A recent discontinuance where the above argument was raised, dealt with by Keoghs’ Complex Credit Hire Team, saw a saving of £47,000.00 plus recovery of legal costs.
The ‘Doorstep’ Regulations
The effect of The Cancellation of Contracts Made in a Consumers Home or Place of Work etc Regulations 2008 is well known in the field of credit hire litigation. Most hire companies, after a long delay in some cases, have since feverishly endeavoured to ensure that their agreements now fully comply with the Regulations. Despite this, some agreements continue to fall foul. It is also worth noting the strict requirements as to the form and content of a notice of the right to cancel.
Occasionally an agreement to which the Regulations apply may simply contain a term stating that the agreement is cancellable on the hirer giving notice to the hire company within a specified period. This alone is not sufficient; the right to cancel must comply with Regulation 7 and the agreement must contain a notice of such a right in the prescribed form. Some of the most important requirements are that the notice must:
- Be given at the time the contract is made
- Be dated
- Be easily legible
- Indicate the right of the consumer to cancel the contract within the cancellation period
- Contain a statement that the consumer has a right to cancel the contract if he wishes and that this right can be exercised by sending the cancellation within the period of seven days starting with the day of receipt of the notice
- Be incorporated in the same document as the written terms of the agreement
Unless an agreement to which the regulations apply complies with the above, it will be ‘irredeemably unenforceable’ against the claimant.
The Regulations often remain an issue in cases where the claimant’s signature is taken by way of PDA device, then stored electronically and transposed onto the hire documentation. Such arrangements might well fall foul of the requirements that a written notice of the right to cancel the contract must be given at the time the contract is made (Regulation 7(2)), and that the notice must be incorporated in the same document as the rest of the contract (Regulation 7(4)).
This is illustrated by the recent Keoghs' case of Arain v Eser (St Albans CC, 18/04/2013), where the claimant was sent the cancellation notice several days after the car was delivered, separately from the rest of the agreement. The agreement accordingly fell foul of Regulations 7(2) and 7(4) and the hire claim was dismissed.
It is common to see hire agreements that are signed after the hire has started, in some cases months or even years after the hire has ended. Does this make the agreement unenforceable?

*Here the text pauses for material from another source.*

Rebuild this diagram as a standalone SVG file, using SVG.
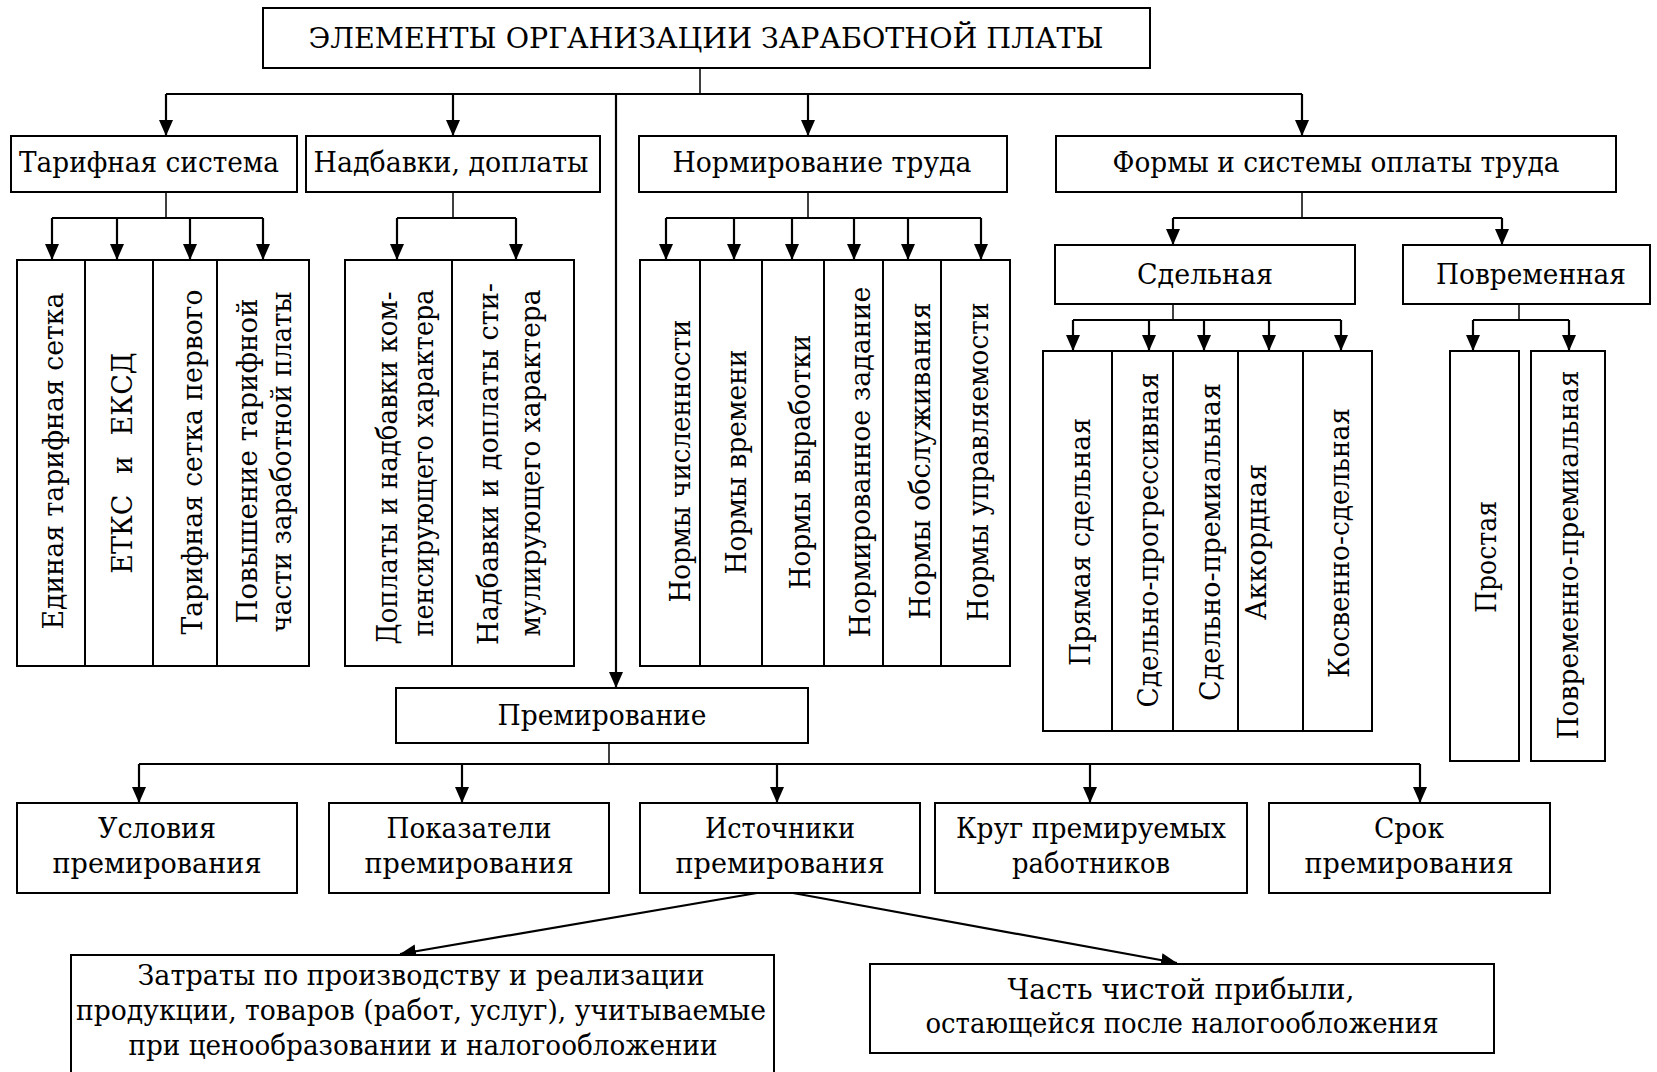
<svg xmlns="http://www.w3.org/2000/svg" width="1657" height="1072" viewBox="0 0 1657 1072">
<style>
.box{fill:#fff;stroke:#000;stroke-width:2}
.t{font-family:"DejaVu Serif","Liberation Serif",serif;font-size:27px;fill:#000;text-anchor:middle}
.c{fill:none;stroke:#000;stroke-width:2.2}
.s{fill:none;stroke:#000;stroke-width:1.5}
.a{marker-end:url(#ah)}
</style>
<defs>
<marker id="ah" markerUnits="userSpaceOnUse" markerWidth="16" markerHeight="14" refX="16" refY="7" orient="auto">
<path d="M0,0 L16,7 L0,14 z" fill="#000"/>
</marker>
</defs>
<rect width="1657" height="1072" fill="#fff"/>

<g id="connectors">
<path class="s" d="M700,68 V94 M166,192 V218 M453,192 V218 M808,192 V218 M1302,192 V218 M1173,304 V320 M1519,304 V320 M609,743 V764"/>
<path class="c" d="M166,94 H1302 M52,218 H263 M397,218 H516 M666,218 H981 M1173,218 H1502 M1073,320 H1341 M1473,320 H1569 M139,764 H1420"/>
<path class="c a" d="M166,94 V136"/>
<path class="c a" d="M453,94 V136"/>
<path class="c a" d="M808,94 V136"/>
<path class="c a" d="M1302,94 V136"/>
<path class="c a" d="M616,94 V688"/>
<path class="c a" d="M52,218 V260"/>
<path class="c a" d="M117,218 V260"/>
<path class="c a" d="M190,218 V260"/>
<path class="c a" d="M263,218 V260"/>
<path class="c a" d="M397,218 V260"/>
<path class="c a" d="M516,218 V260"/>
<path class="c a" d="M666,218 V260"/>
<path class="c a" d="M734,218 V260"/>
<path class="c a" d="M792,218 V260"/>
<path class="c a" d="M854,218 V260"/>
<path class="c a" d="M908,218 V260"/>
<path class="c a" d="M981,218 V260"/>
<path class="c a" d="M1173,218 V245"/>
<path class="c a" d="M1502,218 V245"/>
<path class="c a" d="M1073,320 V351"/>
<path class="c a" d="M1149,320 V351"/>
<path class="c a" d="M1204,320 V351"/>
<path class="c a" d="M1269,320 V351"/>
<path class="c a" d="M1341,320 V351"/>
<path class="c a" d="M1473,320 V351"/>
<path class="c a" d="M1569,320 V351"/>
<path class="c a" d="M139,764 V803"/>
<path class="c a" d="M462,764 V803"/>
<path class="c a" d="M777,764 V803"/>
<path class="c a" d="M1090,764 V803"/>
<path class="c a" d="M1420,764 V803"/>
<path class="c a" d="M757,893 L400,954"/>
<path class="c a" d="M793,893 L1177,963"/>
</g>

<g id="root"><rect class="box" x="263" y="8" width="887" height="60"/><text class="t" x="706" y="48" font-size="30" textLength="795" lengthAdjust="spacingAndGlyphs">ЭЛЕМЕНТЫ ОРГАНИЗАЦИИ ЗАРАБОТНОЙ ПЛАТЫ</text></g>

<g id="tarif"><rect class="box" x="11" y="136" width="286" height="56"/><text class="t" x="149" y="172" textLength="260" lengthAdjust="spacingAndGlyphs">Тарифная система</text></g>
<g id="nadbavki"><rect class="box" x="306" y="136" width="294" height="56"/><text class="t" x="451" y="172" textLength="275" lengthAdjust="spacingAndGlyphs">Надбавки, доплаты</text></g>
<g id="normirovanie"><rect class="box" x="639" y="136" width="368" height="56"/><text class="t" x="822" y="172" textLength="299" lengthAdjust="spacingAndGlyphs">Нормирование труда</text></g>
<g id="formy"><rect class="box" x="1056" y="136" width="560" height="56"/><text class="t" x="1336" y="172" textLength="447" lengthAdjust="spacingAndGlyphs">Формы и системы оплаты труда</text></g>

<g id="t1"><rect class="box" x="17" y="260" width="68" height="406"/><text class="t" transform="translate(63,461) rotate(-90)" textLength="337" lengthAdjust="spacingAndGlyphs">Единая тарифная сетка</text></g>
<g id="t2"><rect class="box" x="85" y="260" width="68" height="406"/><text class="t" transform="translate(132,463) rotate(-90)" word-spacing="12">ЕТКС и ЕКСД</text></g>
<g id="t3"><rect class="box" x="153" y="260" width="64" height="406"/><text class="t" transform="translate(202,462) rotate(-90)" textLength="345" lengthAdjust="spacingAndGlyphs">Тарифная сетка первого</text></g>
<g id="t4"><rect class="box" x="217" y="260" width="92" height="406"/><text class="t" transform="translate(257,461) rotate(-90)" textLength="325" lengthAdjust="spacingAndGlyphs">Повышение тарифной</text><text class="t" transform="translate(291,462) rotate(-90)" textLength="341" lengthAdjust="spacingAndGlyphs">части заработной платы</text></g>

<g id="n1"><rect class="box" x="345" y="260" width="107" height="406"/><text class="t" transform="translate(397,468) rotate(-90)" textLength="353" lengthAdjust="spacingAndGlyphs">Доплаты и надбавки ком-</text><text class="t" transform="translate(433,463) rotate(-90)" textLength="347" lengthAdjust="spacingAndGlyphs">пенсирующего характера</text></g>
<g id="n2"><rect class="box" x="452" y="260" width="122" height="406"/><text class="t" transform="translate(498,464) rotate(-90)" textLength="362" lengthAdjust="spacingAndGlyphs">Надбавки и доплаты сти-</text><text class="t" transform="translate(540,463) rotate(-90)" textLength="347" lengthAdjust="spacingAndGlyphs">мулирующего характера</text></g>

<g id="m1"><rect class="box" x="640" y="260" width="60" height="406"/><text class="t" transform="translate(690,461) rotate(-90)" textLength="283" lengthAdjust="spacingAndGlyphs">Нормы численности</text></g>
<g id="m2"><rect class="box" x="700" y="260" width="62" height="406"/><text class="t" transform="translate(746,462) rotate(-90)" textLength="225" lengthAdjust="spacingAndGlyphs">Нормы времени</text></g>
<g id="m3"><rect class="box" x="762" y="260" width="62" height="406"/><text class="t" transform="translate(810,462) rotate(-90)" textLength="255" lengthAdjust="spacingAndGlyphs">Нормы выработки</text></g>
<g id="m4"><rect class="box" x="824" y="260" width="59" height="406"/><text class="t" transform="translate(870,462) rotate(-90)" textLength="351" lengthAdjust="spacingAndGlyphs">Нормированное задание</text></g>
<g id="m5"><rect class="box" x="883" y="260" width="58" height="406"/><text class="t" transform="translate(930,461) rotate(-90)" textLength="317" lengthAdjust="spacingAndGlyphs">Нормы обслуживания</text></g>
<g id="m6"><rect class="box" x="941" y="260" width="69" height="406"/><text class="t" transform="translate(988,462) rotate(-90)" textLength="319" lengthAdjust="spacingAndGlyphs">Нормы управляемости</text></g>

<g id="sdelnaya"><rect class="box" x="1055" y="245" width="300" height="59"/><text class="t" x="1205" y="284" textLength="136" lengthAdjust="spacingAndGlyphs">Сдельная</text></g>
<g id="povremennaya"><rect class="box" x="1403" y="245" width="247" height="59"/><text class="t" x="1531" y="284" textLength="190" lengthAdjust="spacingAndGlyphs">Повременная</text></g>

<g id="s1"><rect class="box" x="1043" y="351" width="69" height="380"/><text class="t" transform="translate(1090,542) rotate(-90)" textLength="248" lengthAdjust="spacingAndGlyphs">Прямая сдельная</text></g>
<g id="s2"><rect class="box" x="1112" y="351" width="61" height="380"/><text class="t" transform="translate(1158,540) rotate(-90)" textLength="335" lengthAdjust="spacingAndGlyphs">Сдельно-прогрессивная</text></g>
<g id="s3"><rect class="box" x="1173" y="351" width="65" height="380"/><text class="t" transform="translate(1220,542) rotate(-90)" textLength="318" lengthAdjust="spacingAndGlyphs">Сдельно-премиальная</text></g>
<g id="s4"><rect class="box" x="1238" y="351" width="65" height="380"/><text class="t" transform="translate(1266,542) rotate(-90)" textLength="156" lengthAdjust="spacingAndGlyphs">Аккордная</text></g>
<g id="s5"><rect class="box" x="1303" y="351" width="69" height="380"/><text class="t" transform="translate(1349,543) rotate(-90)" textLength="270" lengthAdjust="spacingAndGlyphs">Косвенно-сдельная</text></g>

<g id="p1"><rect class="box" x="1450" y="351" width="69" height="410"/><text class="t" transform="translate(1496,557) rotate(-90)" textLength="112" lengthAdjust="spacingAndGlyphs">Простая</text></g>
<g id="p2"><rect class="box" x="1531" y="351" width="74" height="410"/><text class="t" transform="translate(1578,555) rotate(-90)" textLength="369" lengthAdjust="spacingAndGlyphs">Повременно-премиальная</text></g>

<g id="premirovanie"><rect class="box" x="396" y="688" width="412" height="55"/><text class="t" x="602" y="725" textLength="209" lengthAdjust="spacingAndGlyphs">Премирование</text></g>

<g id="b1"><rect class="box" x="17" y="803" width="280" height="90"/><text class="t" x="157" y="838" textLength="118" lengthAdjust="spacingAndGlyphs">Условия</text><text class="t" x="157" y="873" textLength="209" lengthAdjust="spacingAndGlyphs">премирования</text></g>
<g id="b2"><rect class="box" x="329" y="803" width="280" height="90"/><text class="t" x="469" y="838" textLength="165" lengthAdjust="spacingAndGlyphs">Показатели</text><text class="t" x="469" y="873" textLength="209" lengthAdjust="spacingAndGlyphs">премирования</text></g>
<g id="b3"><rect class="box" x="640" y="803" width="280" height="90"/><text class="t" x="780" y="838" textLength="150" lengthAdjust="spacingAndGlyphs">Источники</text><text class="t" x="780" y="873" textLength="209" lengthAdjust="spacingAndGlyphs">премирования</text></g>
<g id="b4"><rect class="box" x="935" y="803" width="312" height="90"/><text class="t" x="1091" y="838" textLength="270" lengthAdjust="spacingAndGlyphs">Круг премируемых</text><text class="t" x="1091" y="873" textLength="158" lengthAdjust="spacingAndGlyphs">работников</text></g>
<g id="b5"><rect class="box" x="1269" y="803" width="281" height="90"/><text class="t" x="1409" y="838" textLength="70" lengthAdjust="spacingAndGlyphs">Срок</text><text class="t" x="1409" y="873" textLength="209" lengthAdjust="spacingAndGlyphs">премирования</text></g>

<g id="zatraty"><rect class="box" x="71" y="955" width="703" height="130"/><text class="t" x="421" y="985" textLength="567" lengthAdjust="spacingAndGlyphs">Затраты по производству и реализации</text><text class="t" x="421" y="1020" textLength="690" lengthAdjust="spacingAndGlyphs">продукции, товаров (работ, услуг), учитываемые</text><text class="t" x="423" y="1055" textLength="589" lengthAdjust="spacingAndGlyphs">при ценообразовании и налогообложении</text></g>
<g id="pribyl"><rect class="box" x="870" y="964" width="624" height="89"/><text class="t" x="1181" y="999" textLength="347" lengthAdjust="spacingAndGlyphs">Часть чистой прибыли,</text><text class="t" x="1182" y="1033" textLength="513" lengthAdjust="spacingAndGlyphs">остающейся после налогообложения</text></g>
</svg>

Whilst there is no binding authority on the issue, the effect of the late signing of the agreement has been considered in detail in three County Court appeals: Carson v Tazaki Foods, Borley v Reed and Call Centre Technology v Sheehan.
The legal principles derived from these cases appear to suggest that late signing alone will not affect the enforceability of the hire agreement, particularly where there is evidence that the claimant made arrangements with the hire company at the outset and was sent the terms thereafter. On the other hand, if there is no such evidence, and the late signing is coupled with the claimant being unaware of any liability to pay for the hire vehicle, it is far more likely that the agreement will not be enforceable and the claim will fail.
Two recent Keoghs' cases illustrate this; Thompson v Williamson (Gateshead CC, 28/02/2013) and Huntley v Webster Millar Ltd (Reading CC 24/05/2013).
In both cases the oral evidence of the claimants was that they were not aware that they could be responsible for the hire charges, they did not receive any paperwork until after the hire had ended, and at no point was there any discussion prior to or during the period of hire about cost. Both claims were dismissed.
Another scenario which occasionally arises is when a claimant does not understand their liability under the agreement because they cannot read English. Are they bound by the terms they have signed in these circumstances? On general contract law principles it is arguable that in certain circumstances, such as where there is also evidence of misleading conduct on the part of the other contracting party, the answer could well be no.
Similar issues arose in another two recent Keoghs' cases: Hussain v Zurich (Clerkenwell & Shoreditch CC, 20/08/2012) and Yorulmaz v Cordwell (Brighton County Court, 06/06/2013).
In both cases the claimant’s could not read English and there was evidence that the hire documentation in the former had been amended by the hire company without the claimant’s knowledge. In Yorulmaz, the claimant’s oral evidence bore little resemblance to his written statement. In both cases the hire claims were dismissed.
Effect of prior payment (Subrogation)
It is important to note that the underlying reason sums due under an unenforceable credit hire agreement cannot be recovered from a defendant is founded on common law rules preventing double recovery. This means that if a claimant has had the use of a hire vehicle which he does not have to pay the hire company for because the hire agreement between them is unenforceable, then the court will not order the defendant to pay the claimant any hire charges due under that agreement. To do so would mean that the claimant has, in effect, received two lots of compensation for the same loss.
Issues of double recovery would not arise where the hire charges have already been paid before the claim comes before the court. Of course, it would be incredibly rare for a claimant himself to pay the charges due under the hire agreement.
However, in the larger hire companies’ contractual arrangements, a separate insurance policy will often lurk in the background which indemnifies the claimant for any unpaid or unrecovered hire charges. In the event that this policy can be proved to have paid off the hire charges due under the agreement on behalf of the claimant, then on the face of it the charges can be recovered from the defendant irrespective of whether the contract between the claimant and the hire company is enforceable.
The claimant’s arguments on this point were accepted by the High Court in W v Veolia, in the context of an agreement found to be unenforceable under The Cancellation of Contracts Made in a Consumers Home or Place of Work etc Regulations 2008. The ‘already paid’ principle would however, appear to apply equally to agreements that are unenforceable for any other reason.